Спустя некоторое время ситуация переменилась, и тот же Жихарев приводит свидетельство театрального казначея:  76 | 77 

    Дирекция поставила «Невидимку» после двух первых частей «Русалки», которые несколько уже стали надоедать публике. В продолжение двух слишком лет, как дают эту оперу, театр почти всегда бывает наполнен, и казначей театра Петр Иванович Альбрехт <…> предпочитает «Невидимку» всем трагедиям в свете, «Эдипам» и «Донским» в отношении к денежному сбору [Жихарев: 519].

«Князь-невидимка» Кавоса-Лифанова (1805) в своем роде «сиквел» «Русалки»: вместо венской феерии — французская, но действие снова перенесено на берега Днепра, имена героев славянизированы, персонажи комические переименованы по образцам лубочного «Бовы» (Личарда и Цимбалда), на сцене киевские князья и «черные богатыри». Принято отмечать усиление комической линии (Личарда), но — с другой стороны — музыка, как и в последующих (давыдовских) частях «Русалки» все более приходит в противоречие со сценической буффонадой: «лирический элемент» занимает все больше места, сказочная опера мало-помалу романтизируется, и это характерно именно для развития «русалочьего» сюжета3.

Что же касается «богатырской оперы», здесь несколько иная ситуация.

Державинский «Добрыня» (1804) стал незадавшимся (не дошедшим до сцены) опытом «высокой» («важной») богатырской оперы: опера — по Державину — жанр «народный» в античном смысле, по моральной цели приближается она к греческой трагедии («нигде не можно лучше и пристойнее воспевать высокие сильные оды, препровожденные арфою, в бессмертную память героев отечества и в славу добрых государей, как в опере на театре»). Ср. также:

    Долгое время опера была забавою только дворов и то единственно при торжественных случаях; но, как бы то ни было, ныне уже стала народною… Она, мне кажется, перечень или сокращение всего зримого мира. Скажу более: она есть живое царствие поэзии; образчик (идеал), или тень того удовольствия, которое ни оку не видится, ни уху не слышится, ни на сердце не восходит, по крайней мере простолюдину. В ней представляются сражения, победы, торжества, великолепные здания, хижины, пещеры, бури,  77 | 78  молнии, громы, волнующиеся моря, кораблекрушения, бездны, пламень изрыгающие. <…> в ней снисходят на землю облака, сидят на них боги, летают гении, являются привидения, чудовища, звери, рыкают львы, ходят деревья, возвышаются и исчезают холмы, поют птицы, раздается эхо… [Державин: VII, 601–602].

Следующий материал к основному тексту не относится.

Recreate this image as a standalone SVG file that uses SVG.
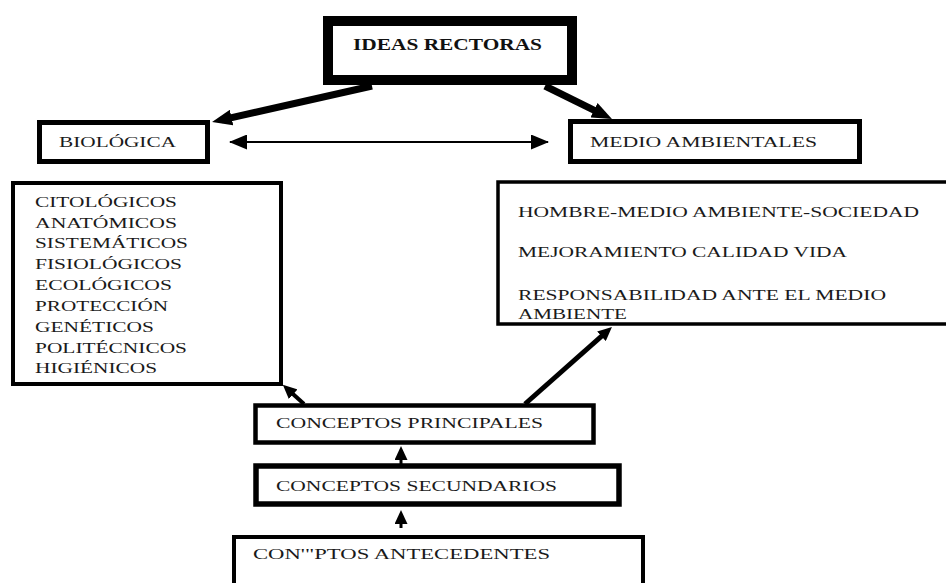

Самое волшебство и неправдоподобие, по Державину, суть инструменты высокого (не механизмы «низких обманов»!) и служат для того, чтобы человек познавал тут «все свое величие и владычество над вселенной».

Оперная «теория» Державина заставляет вспомнить о мистерии, и не случайно державинское либретто пришлось по душе Кюхельбекеру [Кюхельбекер: 343]. Но державинский «Добрыня» предполагает совершенно иную плоскость, нежели часто сближаемый и называемый в одном ряду с ним крыловский «Илья». Для Державина опера мифологическая и опера комическая принадлежат разным жанровым регистрам: «комический оперист <…> заимствует содержания свои из романов, из общежития…» [Державин: VI, 156], иными словами, история и мифология — не предмет комической оперы. Державин в своих «важных операх» полемизирует с озеровскими трагедиями, Крылов же идет принципиально по иному пути, похоже, его в самом деле «вдохновляет» успех «Русалки» — комической оперы-феерии, однако при том он не без азарта исполняет «заказ на сочинение национальной оперы» [Киселева: XXVII–XXVIII].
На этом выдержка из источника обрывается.